Dyrektor okręgowy Służby Więziennej we Wrocławiu i dyrektor Aresztu Śledczego w Lubaniu pożegnali się ze stanowiskami. Na początku lutego informowaliśmy Was o brawurowej ucieczce z lubańskiej placówki. Więźnia wciąż nie udało się złapać.
- Minister sprawiedliwości odwołał Ryszarda Godylę ze stanowiska dyrektora okręgowego Służby Więziennej we Wrocławiu oraz majora Krzysztofa Stodolnika ze stanowiska dyrektora Aresztu Śledczego w Lubaniu. Odwołań dokonano na wniosek dyrektora generalnego Służby Więziennej - poinformował ppłk Jarosław Góra, rzecznik prasowy Dyrektora Generalnego Służby Więziennej. Rolę Godyli przejmie teraz ppłk Krystyna Zuwała. Aresztem śledczym w Lubaniu będzie rządzić mjr Szczepan Ociepa.

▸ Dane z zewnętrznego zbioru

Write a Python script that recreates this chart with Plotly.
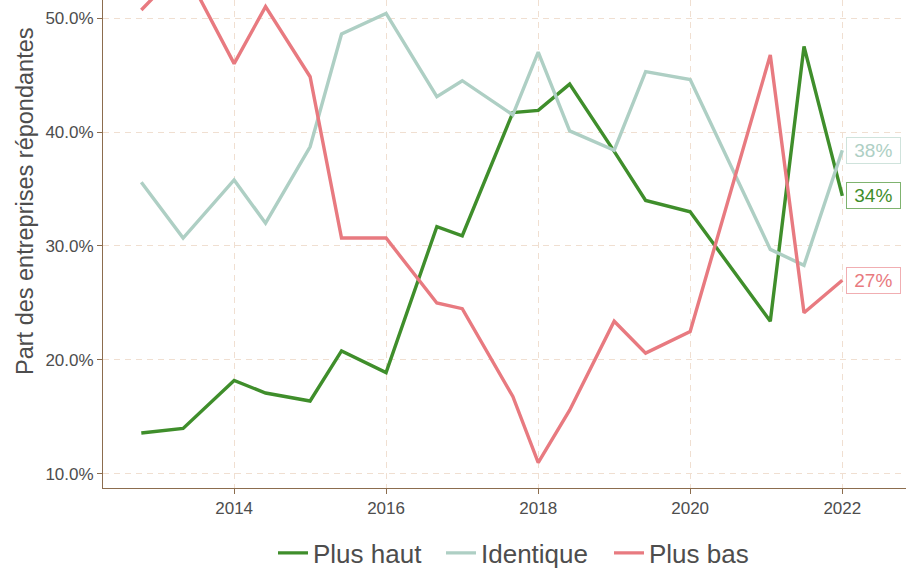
import plotly.graph_objects as go

dates = ["2012-10-12", "2013-05-01", "2014-01-01", "2014-06-01", "2015-01-01",
         "2015-06-01", "2016-01-01", "2016-09-01", "2017-01-01", "2017-09-01",
         "2018-01-01", "2018-06-01", "2019-01-01", "2019-06-01", "2020-01-01",
         "2021-01-20", "2021-07-01", "2022-01-01"]

plus_haut = [13.6, 14.0, 18.2, 17.1, 16.4, 20.8, 18.9, 31.7, 30.9, 41.7,
             41.9, 44.2, 38.3, 34.0, 33.0, 23.4, 47.5, 34.4]
identique = [35.6, 30.7, 35.8, 32.0, 38.7, 48.6, 50.4, 43.1, 44.5, 41.5,
             47.0, 40.1, 38.4, 45.3, 44.6, 29.7, 28.3, 38.4]
plus_bas = [50.7, 54.5, 46.0, 51.0, 44.85, 30.7, 30.7, 25.0, 24.5, 16.8,
            11.0, 15.6, 23.4, 20.6, 22.5, 46.75, 24.15, 27.0]

series_names = ["Plus haut", "Identique", "Plus bas"]
series_values = [plus_haut, identique, plus_bas]
colors = ["#3f8e2b", "#aecfc4", "#e87a80"]
border_colors = ["#7fb36f", "#cfe3dc", "#f1aeb2"]

y_ticks = [10, 20, 30, 40, 50]
y_tick_text = ["10.0%", "20.0%", "30.0%", "40.0%", "50.0%"]
x_ticks = ["2014-01-01", "2016-01-01", "2018-01-01", "2020-01-01", "2022-01-01"]
x_tick_text = ["2014", "2016", "2018", "2020", "2022"]

FONT = "Liberation Sans, Arial, sans-serif"
AXIS = "#8c6d4e"
GRID = "#f0dfd1"

fig = go.Figure()
for name, vals, col in zip(series_names, series_values, colors):
    fig.add_trace(go.Scatter(x=dates, y=vals, mode="lines", name=name,
                             line=dict(color=col, width=3.4)))

for vals, col, bcol in zip(series_values, colors, border_colors):
    fig.add_annotation(x=dates[-1], y=vals[-1], xref="x", yref="y",
                       text="&nbsp;%d%%&nbsp;" % round(vals[-1]),
                       showarrow=False, xanchor="left", yanchor="middle",
                       xshift=4, font=dict(family=FONT, size=19, color=col),
                       bgcolor="white", bordercolor=bcol, borderwidth=1,
                       borderpad=2)

fig.add_annotation(text="Part des entreprises répondantes", xref="paper", yref="paper",
                   x=(25 - 103) / 803, y=(488 - 201) / 488, textangle=-90,
                   showarrow=False, xanchor="center", yanchor="middle",
                   font=dict(family=FONT, size=23.5, color="#4d4d4d"))

fig.update_layout(
    width=906, height=568,
    margin=dict(l=103, r=0, t=0, b=80, autoexpand=False),
    plot_bgcolor="white", paper_bgcolor="white",
    font=dict(family=FONT, color="#4d4d4d"),
    showlegend=True,
    legend=dict(orientation="h", x=(525 - 103) / 803, xanchor="center",
                y=(488 - 553) / 488, yanchor="middle",
                entrywidth=123, entrywidthmode="pixels",
                font=dict(family=FONT, size=26, color="#4d4d4d"),
                bgcolor="rgba(0,0,0,0)"),
)
fig.update_xaxes(type="date", range=["2012-04-11", "2022-11-03"],
                 tickvals=x_ticks, ticktext=x_tick_text,
                 showline=True, linecolor=AXIS, linewidth=1,
                 ticks="outside", tickcolor=AXIS, ticklen=5,
                 showgrid=True, gridcolor=GRID, griddash="6px,5px", gridwidth=1.2,
                 tickfont=dict(family=FONT, size=17, color="#4d4d4d"),
                 zeroline=False, automargin=False)
fig.update_yaxes(range=[8.77, 51.58], tickvals=y_ticks, ticktext=y_tick_text,
                 showline=True, linecolor=AXIS, linewidth=1,
                 ticks="outside", tickcolor=AXIS, ticklen=5,
                 showgrid=True, gridcolor=GRID, griddash="6px,5px", gridwidth=1.2,
                 tickfont=dict(family=FONT, size=17, color="#4d4d4d"),
                 zeroline=False, automargin=False)

fig.write_html("out.html", config={"displayModeBar": False},
               post_script="document.body.style.margin='0';document.body.style.overflow='hidden';")
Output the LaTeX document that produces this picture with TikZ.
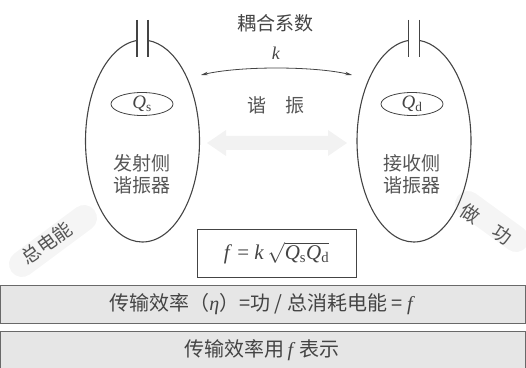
\documentclass[tikz,border=0pt]{standalone}
\usepackage{fontspec}
\setmainfont{Liberation Serif}
\newfontfamily\cjk{Noto Sans CJK SC}
\usetikzlibrary{arrows.meta}
\definecolor{ink}{HTML}{444444}
\definecolor{txt}{HTML}{555555}
\definecolor{barfill}{HTML}{E6E6E6}
\tikzset{
  reso/.style={draw=ink, line width=1.1pt},
  capline/.style={draw=ink, line width=1.1pt},
  qell/.style={draw=ink, line width=0.8pt, ellipse, minimum width=62pt, minimum height=23pt, inner sep=0pt},
  cjklabel/.style={text=txt, font=\cjk\fontsize{19}{22}\selectfont, align=center, inner sep=0pt},
  bartext/.style={text=ink, font=\cjk\fontsize{20}{24}\selectfont, inner sep=0pt},
  bar/.style={fill=barfill, draw=ink!80, line width=0.9pt},
  glow/.style={draw=black!4, line width=26pt, line cap=round},
}
\usetikzlibrary{shapes.geometric}
\begin{document}
\begin{tikzpicture}[x=1pt,y=1pt]
\useasboundingbox (0,0) rectangle (526,367);
% faint energy bands
\draw[glow] (22,103) -- (84,149);
\draw[glow] (468,163) -- (516,128);
\fill[black!5] (207,224) -- (226,237) -- (226,231) -- (328,231) -- (328,237) -- (347,224) -- (328,211) -- (328,217) -- (226,217) -- (226,211) -- cycle;
% resonators
\draw[reso] (142.5,226) ++(95.5:57 and 101) arc[start angle=95.5, end angle=444.5, x radius=57, y radius=101];
\draw[capline] (137,347) -- (137,310);
\draw[capline] (148,347) -- (148,310);
\draw[reso] (414,226) ++(95.5:57 and 101) arc[start angle=95.5, end angle=444.5, x radius=57, y radius=101];
\draw[capline] (408.5,347) -- (408.5,310);
\draw[capline] (419.5,347) -- (419.5,310);
\node[qell] (qs) at (142,263) {};
\node[text=ink, font=\fontsize{19}{20}\selectfont] at (qs) {\textit{Q}\textsubscript{s}};
\node[qell] (qd) at (412,263) {};
\node[text=ink, font=\fontsize{19}{20}\selectfont] at (qd) {\textit{Q}\textsubscript{d}};
\node[cjklabel] (tx) at (142,193) {发射侧\\谐振器};
\node[cjklabel] (rx) at (412,193) {接收侧\\谐振器};
% coupling
\node[cjklabel, text=ink] (title) at (275,344) {耦合系数};
\node[text=ink, font=\fontsize{18}{20}\selectfont] (k) at (276,314) {\textit{k}};
\coordinate (kL) at (201,292);
\coordinate (kR) at (352,292);
\draw[ink, line width=0.8pt, {Stealth[length=7pt,width=3.5pt]}-{Stealth[length=7pt,width=3.5pt]}] (kL) .. controls (240,301) and (313,301) .. (kR);
\node[cjklabel] (res) at (276,262) {谐　振};
% side labels
\node[cjklabel, rotate=35] (total) at (47,124) {总电能};
\node[cjklabel, rotate=-33] (work) at (486,143) {做　功};
% formula
\node[draw=ink, line width=0.9pt, minimum width=159pt, minimum height=48pt, text=ink, font=\fontsize{21}{24}\selectfont] (f) at (276.5,114) {\textit{f} = \textit{k}\,$\sqrt{\mbox{\textit{Q}\textsubscript{s}\textit{Q}\textsubscript{d}}}$};
% bars
\draw[bar] (0.5,44) rectangle (525.5,82);
\node[bartext] (b1) at (261,63) {传输效率（{\rmfamily\itshape η}）=功 / 总消耗电能 = {\rmfamily\itshape f}};
\draw[bar] (0.5,-2) rectangle (525.5,36);
\node[bartext] (b2) at (262,17) {传输效率用\,{\rmfamily\itshape f}\,\,表示};
\end{tikzpicture}
\end{document}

Efekt brawurowej ucieczki z więzienia?
O brawurowej ucieczce Adriana K. pisaliśmy 3 lutego. Mężczyzna podczas spaceru na terenie zakładu wykorzystał nieuwagę strażników. - Przebił siatkę wewnętrzną, wdrapał się na mur i uciekł - mówił w rozmowie z Kontaktem 24 por. Mariusz Jastrzębski, rzecznik dyrektora okręgowego Służby Więziennej we Wrocławiu.
Choć mężczyzna jest poszukiwany, a w lubańskim areszcie toczy się postępowanie wyjaśniające, Adrian K. pozostaje nieuchwytny. Według podpułkownika Góry, decyzja ministra o odwołaniu dyrektorów nie ma związku z ucieczką skazanego.
Skazany na dwa lata, uciekł po zaledwie 17 dniach
27-latek miał odsiadywać karę za drobne kradzieże i przestępstwa narkotykowe do września 2017 roku. Uciekł zaledwie po 17 dniach.